3.1. Scale-Invariant Solutions to the One-Dimensional Time-Fractional Diffusion-Wave Equation

In this subsection, we deal with the fractional diffusion-wave equation, which is obtained from the conventional diffusion or wave equation by replacing the first- or second-order time derivative, respectively, by the Caputo fractional derivative:

$$\frac{{\partial }^{\alpha }u(x,t)}{\partial t^{\alpha }}=\frac{{\partial }^{2}u(x,t)}{\partial x^2},1<\alpha <2,t>0,x>0.$$

(22)

The Caputo fractional derivative of order $\alpha$, $1<\alpha <2$, is defined as follows:

$$\frac{{\partial }^{\alpha }u(x,t)}{\partial t^{\alpha }}=\frac{1}{\mathsf{\Gamma }(2-\alpha )}\underset{0}{\overset{t}{\int }}{(t-\tau )}^{1-\alpha }\frac{{\partial }^{2}u(x,\tau )}{\partial {\tau }^2}d\tau .$$

(23)

In particular, we are interested in the scale-invariant solutions to this equation.
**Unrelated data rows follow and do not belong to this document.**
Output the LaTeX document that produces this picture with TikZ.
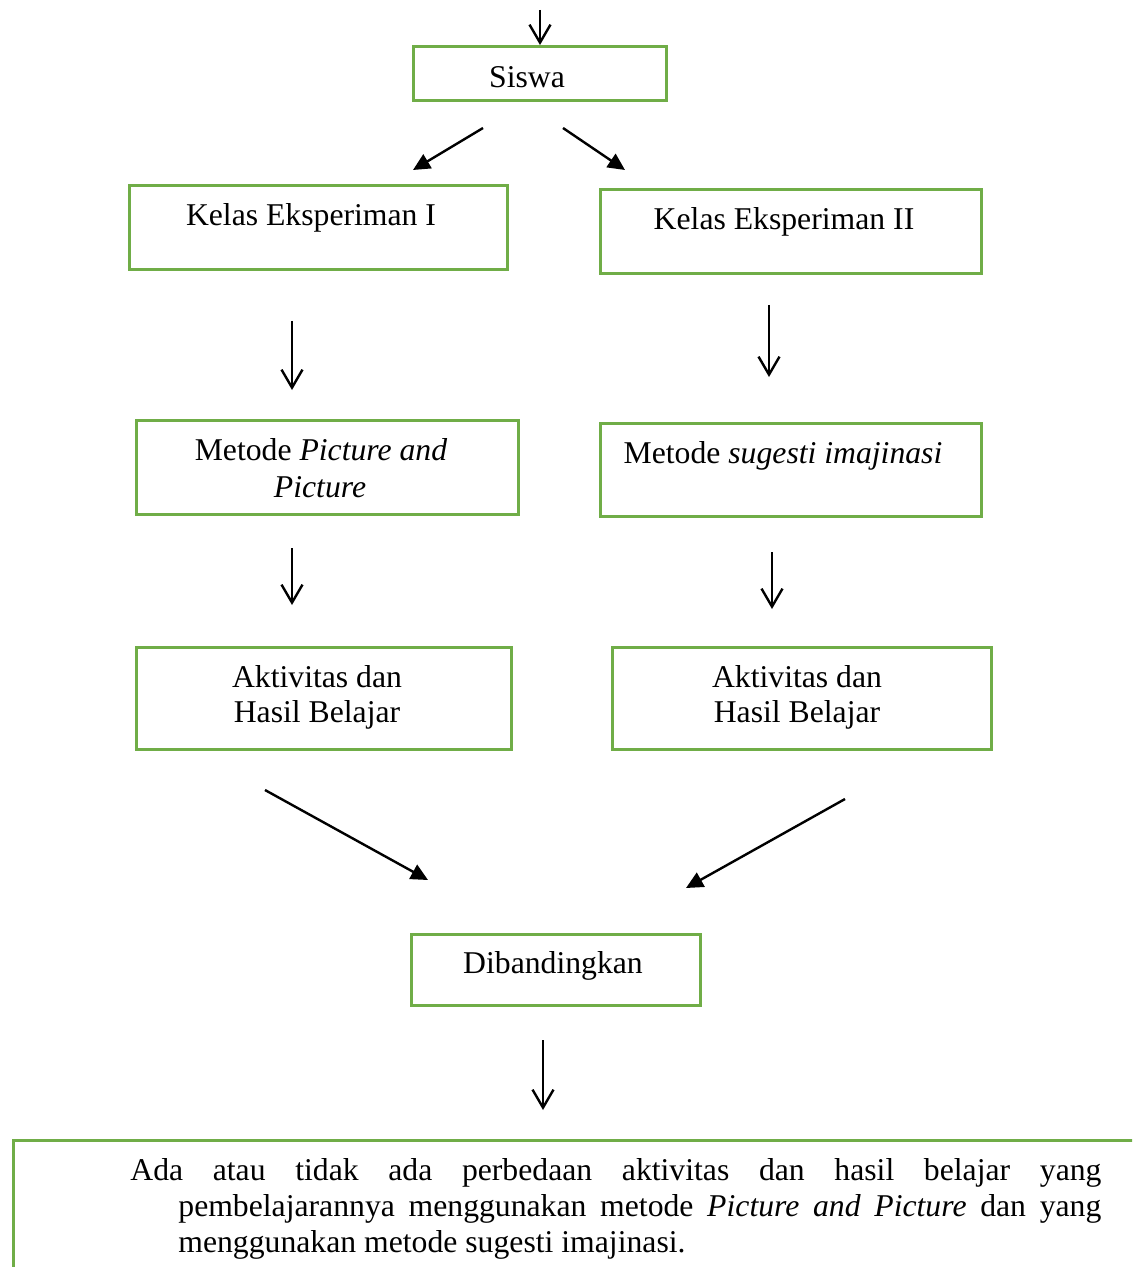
\documentclass[tikz,border=0pt]{standalone}
\usepackage{fontspec}
\setmainfont{Liberation Serif}
\usetikzlibrary{arrows.meta}
\definecolor{boxgreen}{HTML}{70AD47}
\tikzset{
  gbox/.style={draw=boxgreen, line width=1.5pt, rectangle, inner sep=0pt, fill=none},
  txt/.style={inner sep=0pt, anchor=base, font=\fontsize{15.85pt}{19pt}\selectfont},
  openarr/.style={-{Straight Barb[length=9pt,width=10.5pt]}, line width=1.2pt},
  fillarr/.style={-{Triangle[length=8.5pt,width=8pt]}, line width=1.2pt},
}
\begin{document}
\begin{tikzpicture}[x=0.5pt,y=-0.5pt]
\clip (0,0) rectangle (1132,1267);
\useasboundingbox (0,0) rectangle (1132,1267);
\fill[white] (0,0) rectangle (1132,1267);

% boxes
\node[gbox, minimum width=126.5pt, minimum height=27pt] (siswa) at (539.5,74) {};
\node[gbox, minimum width=189pt, minimum height=42pt] (k1) at (318,228) {};
\node[gbox, minimum width=190.5pt, minimum height=42pt] (k2) at (790.5,232) {};
\node[gbox, minimum width=191pt, minimum height=47pt] (m1) at (327,467) {};
\node[gbox, minimum width=190.5pt, minimum height=46.5pt] (m2) at (790.5,469.5) {};
\node[gbox, minimum width=187.5pt, minimum height=51pt] (a1) at (323.5,698) {};
\node[gbox, minimum width=189.5pt, minimum height=51pt] (a2) at (801.5,698) {};
\node[gbox, minimum width=144.5pt, minimum height=35.5pt] (dib) at (555.5,969.5) {};
\node[gbox, minimum width=568.5pt, minimum height=75pt] (res) at (581.5,1215) {};

% texts
\node[txt] (siswaT) at (527,88) {Siswa};
\node[txt] (k1T) at (311,226) {Kelas Eksperiman I};
\node[txt] (k2T) at (784,230) {Kelas Eksperiman II};
\node[txt] (m1Ta) at (321,460) {Metode \textit{Picture and}};
\node[txt] (m1Tb) at (320,497) {\textit{Picture}};
\node[txt] (m2T) at (783,463) {Metode \textit{sugesti imajinasi}};
\node[txt] (a1Ta) at (317,687) {Aktivitas dan};
\node[txt] (a1Tb) at (317,722) {Hasil Belajar};
\node[txt] (a2Ta) at (797,687) {Aktivitas dan};
\node[txt] (a2Tb) at (797,722) {Hasil Belajar};
\node[txt] (dibT) at (553,973) {Dibandingkan};
\node[txt, anchor=base west] (r1) at (130,1180) {\makebox[485.5pt][s]{Ada atau tidak ada perbedaan aktivitas dan hasil belajar yang}};
\node[txt, anchor=base west] (r2) at (178,1216) {\makebox[461.5pt][s]{pembelajarannya menggunakan metode \textit{Picture and Picture} dan yang}};
\node[txt, anchor=base west] (r3) at (178,1252) {menggunakan metode sugesti imajinasi.};

% arrow end coordinates
\coordinate (t0) at (540,10);   \coordinate (t1) at (540,45);
\coordinate (s1a) at (483,128); \coordinate (s1b) at (413,170);
\coordinate (s2a) at (563,128); \coordinate (s2b) at (625,170);
\coordinate (v1a) at (292,321); \coordinate (v1b) at (292,390);
\coordinate (v2a) at (769,305); \coordinate (v2b) at (769,377);
\coordinate (v3a) at (292,548); \coordinate (v3b) at (292,605);
\coordinate (v4a) at (772,552); \coordinate (v4b) at (772,609);
\coordinate (d1a) at (265,790); \coordinate (d1b) at (428,880);
\coordinate (d2a) at (845,799); \coordinate (d2b) at (686,888);
\coordinate (v5a) at (543,1040); \coordinate (v5b) at (543,1110);

\draw[openarr] (t0) -- (t1);
\draw[fillarr] (s1a) -- (s1b);
\draw[fillarr] (s2a) -- (s2b);
\draw[openarr] (v1a) -- (v1b);
\draw[openarr] (v2a) -- (v2b);
\draw[openarr] (v3a) -- (v3b);
\draw[openarr] (v4a) -- (v4b);
\draw[fillarr] (d1a) -- (d1b);
\draw[fillarr] (d2a) -- (d2b);
\draw[openarr] (v5a) -- (v5b);
\end{tikzpicture}
\end{document}
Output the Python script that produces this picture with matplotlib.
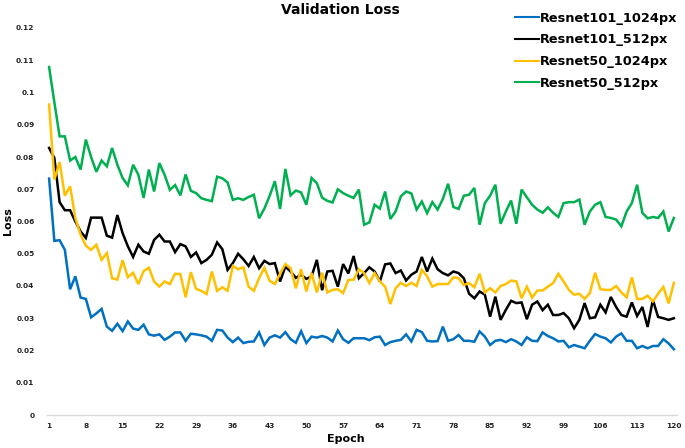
import matplotlib
matplotlib.use("Agg")
import matplotlib.pyplot as plt
import numpy as np

epochs = list(range(1, 121))

resnet101_1024 = [
    0.0733, 0.0540, 0.0542, 0.0512, 0.0390, 0.0430, 0.0364, 0.0360, 0.0303, 0.0315,
    0.0329, 0.0274, 0.0261, 0.0283, 0.0260, 0.0290, 0.0268, 0.0264, 0.0280, 0.0250,
    0.0246, 0.0250, 0.0233, 0.0243, 0.0256, 0.0256, 0.0230, 0.0252, 0.0250, 0.0247,
    0.0243, 0.0230, 0.0264, 0.0262, 0.0240, 0.0226, 0.0240, 0.0223, 0.0227, 0.0228,
    0.0256, 0.0217, 0.0240, 0.0247, 0.0240, 0.0257, 0.0235, 0.0224, 0.0260, 0.0223,
    0.0243, 0.0240, 0.0245, 0.0240, 0.0228, 0.0262, 0.0235, 0.0224, 0.0238, 0.0238,
    0.0238, 0.0232, 0.0241, 0.0243, 0.0217, 0.0226, 0.0230, 0.0233, 0.0250, 0.0228,
    0.0264, 0.0257, 0.0230, 0.0228, 0.0229, 0.0274, 0.0230, 0.0235, 0.0248, 0.0230,
    0.0230, 0.0227, 0.0259, 0.0243, 0.0217, 0.0230, 0.0233, 0.0226, 0.0235, 0.0228,
    0.0217, 0.0241, 0.0230, 0.0229, 0.0256, 0.0245, 0.0238, 0.0228, 0.0230, 0.0210,
    0.0217, 0.0212, 0.0207, 0.0230, 0.0251, 0.0243, 0.0238, 0.0225, 0.0243, 0.0253,
    0.0230, 0.0230, 0.0207, 0.0214, 0.0207, 0.0214, 0.0214, 0.0235, 0.0222, 0.0204,
]

resnet101_512 = [
    0.0828, 0.0797, 0.0660, 0.0635, 0.0635, 0.0600, 0.0569, 0.0549, 0.0612, 0.0612,
    0.0612, 0.0556, 0.0550, 0.0620, 0.0564, 0.0523, 0.0490, 0.0528, 0.0507, 0.0500,
    0.0543, 0.0559, 0.0538, 0.0538, 0.0505, 0.0530, 0.0523, 0.0490, 0.0504, 0.0471,
    0.0481, 0.0497, 0.0535, 0.0514, 0.0450, 0.0471, 0.0500, 0.0483, 0.0462, 0.0490,
    0.0455, 0.0478, 0.0468, 0.0471, 0.0414, 0.0460, 0.0445, 0.0425, 0.0435, 0.0422,
    0.0430, 0.0481, 0.0387, 0.0445, 0.0447, 0.0398, 0.0468, 0.0439, 0.0493, 0.0424,
    0.0440, 0.0458, 0.0445, 0.0414, 0.0467, 0.0470, 0.0440, 0.0448, 0.0417, 0.0435,
    0.0445, 0.0490, 0.0445, 0.0485, 0.0452, 0.0440, 0.0433, 0.0445, 0.0440, 0.0424,
    0.0376, 0.0362, 0.0383, 0.0373, 0.0305, 0.0367, 0.0295, 0.0326, 0.0354, 0.0347,
    0.0349, 0.0297, 0.0342, 0.0352, 0.0325, 0.0342, 0.0310, 0.0310, 0.0316, 0.0300,
    0.0269, 0.0295, 0.0347, 0.0300, 0.0303, 0.0342, 0.0318, 0.0366, 0.0335, 0.0310,
    0.0305, 0.0349, 0.0307, 0.0335, 0.0273, 0.0357, 0.0304, 0.0300, 0.0295, 0.0300,
]

resnet50_1024 = [
    0.0963, 0.0730, 0.0784, 0.0680, 0.0709, 0.0610, 0.0559, 0.0525, 0.0512, 0.0528,
    0.0481, 0.0502, 0.0424, 0.0420, 0.0480, 0.0427, 0.0441, 0.0406, 0.0446, 0.0457,
    0.0414, 0.0398, 0.0414, 0.0406, 0.0438, 0.0437, 0.0365, 0.0443, 0.0391, 0.0385,
    0.0375, 0.0445, 0.0385, 0.0396, 0.0385, 0.0462, 0.0452, 0.0458, 0.0398, 0.0385,
    0.0424, 0.0457, 0.0416, 0.0406, 0.0438, 0.0468, 0.0455, 0.0393, 0.0452, 0.0383,
    0.0440, 0.0380, 0.0441, 0.0380, 0.0388, 0.0390, 0.0378, 0.0419, 0.0419, 0.0452,
    0.0440, 0.0409, 0.0440, 0.0414, 0.0398, 0.0344, 0.0393, 0.0410, 0.0400, 0.0410,
    0.0400, 0.0450, 0.0430, 0.0398, 0.0406, 0.0406, 0.0406, 0.0427, 0.0424, 0.0403,
    0.0409, 0.0396, 0.0438, 0.0380, 0.0393, 0.0380, 0.0400, 0.0406, 0.0417, 0.0414,
    0.0362, 0.0398, 0.0364, 0.0386, 0.0386, 0.0398, 0.0409, 0.0438, 0.0414, 0.0388,
    0.0373, 0.0376, 0.0360, 0.0378, 0.0441, 0.0390, 0.0388, 0.0388, 0.0400, 0.0380,
    0.0365, 0.0427, 0.0360, 0.0360, 0.0370, 0.0352, 0.0376, 0.0397, 0.0346, 0.0410,
]

resnet50_512 = [
    0.1079, 0.0970, 0.0864, 0.0864, 0.0789, 0.0800, 0.0761, 0.0854, 0.0800, 0.0754,
    0.0789, 0.0771, 0.0828, 0.0776, 0.0735, 0.0712, 0.0776, 0.0745, 0.0673, 0.0761,
    0.0693, 0.0781, 0.0745, 0.0698, 0.0713, 0.0681, 0.0746, 0.0695, 0.0688, 0.0672,
    0.0667, 0.0663, 0.0739, 0.0734, 0.0721, 0.0667, 0.0672, 0.0667, 0.0676, 0.0683,
    0.0610, 0.0640, 0.0679, 0.0725, 0.0639, 0.0763, 0.0681, 0.0696, 0.0690, 0.0652,
    0.0735, 0.0719, 0.0674, 0.0664, 0.0659, 0.0700, 0.0688, 0.0680, 0.0673, 0.0699,
    0.0590, 0.0597, 0.0652, 0.0640, 0.0693, 0.0608, 0.0631, 0.0678, 0.0693, 0.0687,
    0.0637, 0.0662, 0.0626, 0.0660, 0.0637, 0.0670, 0.0717, 0.0645, 0.0639, 0.0680,
    0.0683, 0.0704, 0.0590, 0.0657, 0.0680, 0.0714, 0.0593, 0.0631, 0.0665, 0.0593,
    0.0699, 0.0675, 0.0652, 0.0637, 0.0627, 0.0644, 0.0627, 0.0614, 0.0657, 0.0660,
    0.0660, 0.0668, 0.0590, 0.0631, 0.0652, 0.0660, 0.0614, 0.0611, 0.0606, 0.0585,
    0.0631, 0.0657, 0.0714, 0.0627, 0.0610, 0.0614, 0.0611, 0.0631, 0.0569, 0.0611,
]

series_names = ["Resnet101_1024px", "Resnet101_512px", "Resnet50_1024px", "Resnet50_512px"]
series_colors = ["#0070C0", "#000000", "#FFC000", "#00B050"]
x_ticks = list(range(1, 121, 7))
y_ticks = [0, 0.01, 0.02, 0.03, 0.04, 0.05, 0.06, 0.07, 0.08, 0.09, 0.1, 0.11, 0.12]
y_tick_labels = ["0", "0.01", "0.02", "0.03", "0.04", "0.05", "0.06", "0.07", "0.08",
                 "0.09", "0.1", "0.11", "0.12"]

plt.rcParams['font.family'] = ['DejaVu Sans']

fig = plt.figure(figsize=(6.85, 4.48), dpi=100)
ax = fig.add_axes([47 / 685, 33 / 448, (677 - 47) / 685, (415 - 28) / 448])

for vals, name, col in zip([resnet101_1024, resnet101_512, resnet50_1024, resnet50_512],
                           series_names, series_colors):
    ax.plot(epochs, vals, color=col, lw=1.8, label=name, solid_joinstyle='miter')

ax.set_xlim(0.6, 120.6)
ax.set_ylim(0, 0.12)
ax.set_xticks(x_ticks)
ax.set_xticklabels([str(t) for t in x_ticks])
ax.set_yticks(y_ticks)
ax.set_yticklabels(y_tick_labels)
ax.tick_params(axis='both', length=0, labelsize=5.3, colors='#222222')
for lab in ax.get_xticklabels() + ax.get_yticklabels():
    lab.set_fontweight('bold')
ax.tick_params(axis='x', pad=6)
ax.tick_params(axis='y', pad=9)

for s in ['top', 'right', 'left']:
    ax.spines[s].set_visible(False)
ax.spines['bottom'].set_color('#d9d9d9')
ax.spines['bottom'].set_linewidth(1.0)

ax.set_xlabel("Epoch", fontsize=8, fontweight='bold', va='center')
ax.xaxis.set_label_coords(0.475, -0.062)
ax.set_ylabel("Loss", fontsize=8, fontweight='bold', va='center')
ax.yaxis.set_label_coords(-0.062, 0.5)
fig.text(0.497, 0.977, "Validation Loss", ha='center', va='center',
         fontsize=10, fontweight='bold')

leg = fig.legend(loc='upper right', bbox_to_anchor=(1.006, 1.0), frameon=False,
                 prop={'weight': 'bold', 'size': 9.3}, handlelength=1.9,
                 handletextpad=0.05, labelspacing=0.68)
for h in leg.get_lines():
    h.set_linewidth(1.5)

fig.savefig("out.png", dpi=100)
First, we introduce some basic notions concerning the similarity method for the general equation

$$F\left(u\right)=0,u=u(x,t).$$

(24)

A one-parameter family of scaling transformations, denoted by $T_{\lambda }$, is called a transformation of the $(x,t,u)$-space of the form

$$\overline{x}={\lambda }^{a}x,\overline{t}={\lambda }^{b}t,\overline{u}={\lambda }^{c}u,$$

(25)

where a, b, and c are some constants and $\lambda$ is a real parameter restricted to an open interval I containing the value $\lambda =1$.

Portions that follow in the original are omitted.